明智光秀は織田信長が人質となった母を見殺しにしたので、深く恨み凶行に及んだのか
東映創立70周年を記念し、織田信長と濃姫を主人公にした映画『レジェンド&バタフライ』が上映中である。今回は、織田信長が人質となった明智光秀の母を見殺しにした件について考えてみよう。
明智光秀は信長の命により、天正6年(1578)3月から本格的に丹波八上城(兵庫県丹波篠山市)を攻略すると、約1年3ヵ月後に波多野秀治ら三兄弟は降参した。翌年6月2日、三兄弟は安土城(滋賀県近江八幡市)に連行され、磔刑に処されたのである(『信長公記』)。

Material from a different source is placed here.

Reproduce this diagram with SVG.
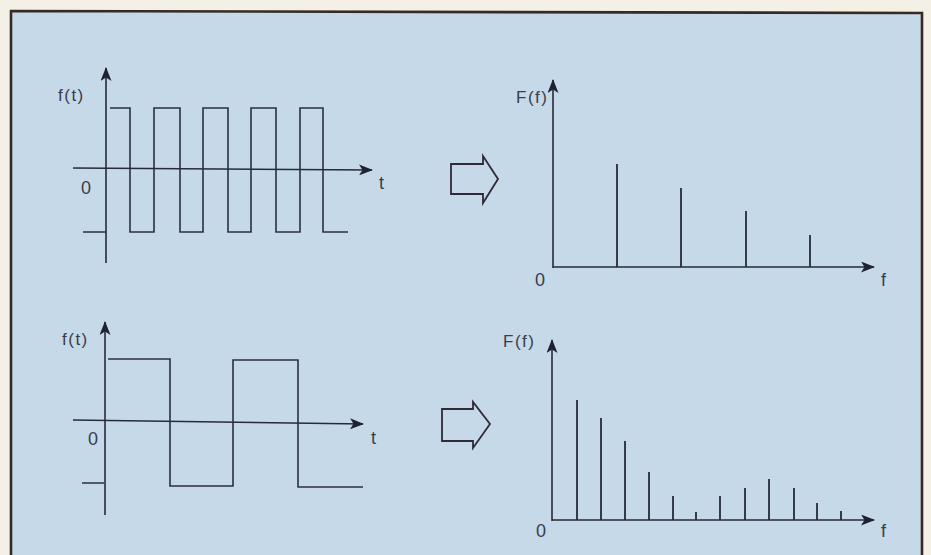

『総見記』という史料には、有名なエピソードが残っている。この点を確認しておこう。
戦いの終盤、光秀は愛宕山大善寺(京都市右京区)らを仲介として、波多野氏に和平を持ち掛けた。交渉内容とは、信長は波多野氏に遺恨があるわけではなく、天下統一に志があるので、波多野氏が降伏すれば丹波一国を安堵し、家の存続を保証するというものだ。
信長から和平の証として起請文を差し出すとまで言ったが、波多野氏は疑って拒否した。そこで、光秀は八上城に自身の母を人質として預け、秀治ら三兄弟の助命を約束したうえで、彼らを降伏させたのである。
その後、秀治らは光秀の城へ向かうと、光秀は秀治らを捕らえ、安土城にいる信長に報告した。秀治は安土城へ連行される途中に怪我で亡くなり、弟の秀尚は安土城で生害した。それを聞いた八上城の残党は怒り狂い、報復措置として光秀の母を磔にしたのである。
『信長公記』によると、光秀の兵粮攻めによって籠城していた将兵は完全に疲弊していた。同趣旨のことは、複数の光秀書状にも書かれている(「下条文書」など)。落城は目前だったので、有利な光秀が波多野氏に母を人質として送り込む必要はないだろう。
『総見記』とは、『織田軍記』と称されている軍記物語の一種である。遠山信春の著作で、貞享2年(1685)頃に成立したという。内容は、史料的に問題が多いとされる小瀬甫庵の『信長記』をもとに、増補・考証したもので、脚色や創作が随所に加えられている。
史料性の低い甫庵の『信長記』を下敷きにしているので非常に誤りが多く、史料的な価値はかなり低い。記述に大きな偏りが見られるため、とうてい信用に値するものではないと評価されている。したがって、歴史史料として用いるのは適切ではない。
結論を言えば、八上城の開城後の措置については、光秀の書状や『信長公記』の記述のほうが信憑性が高く、『総見記』などの記述はあてにならない。したがって、信長が光秀の母を見殺しにした逸話はまったくの創作であり、史実として認めがたいのである。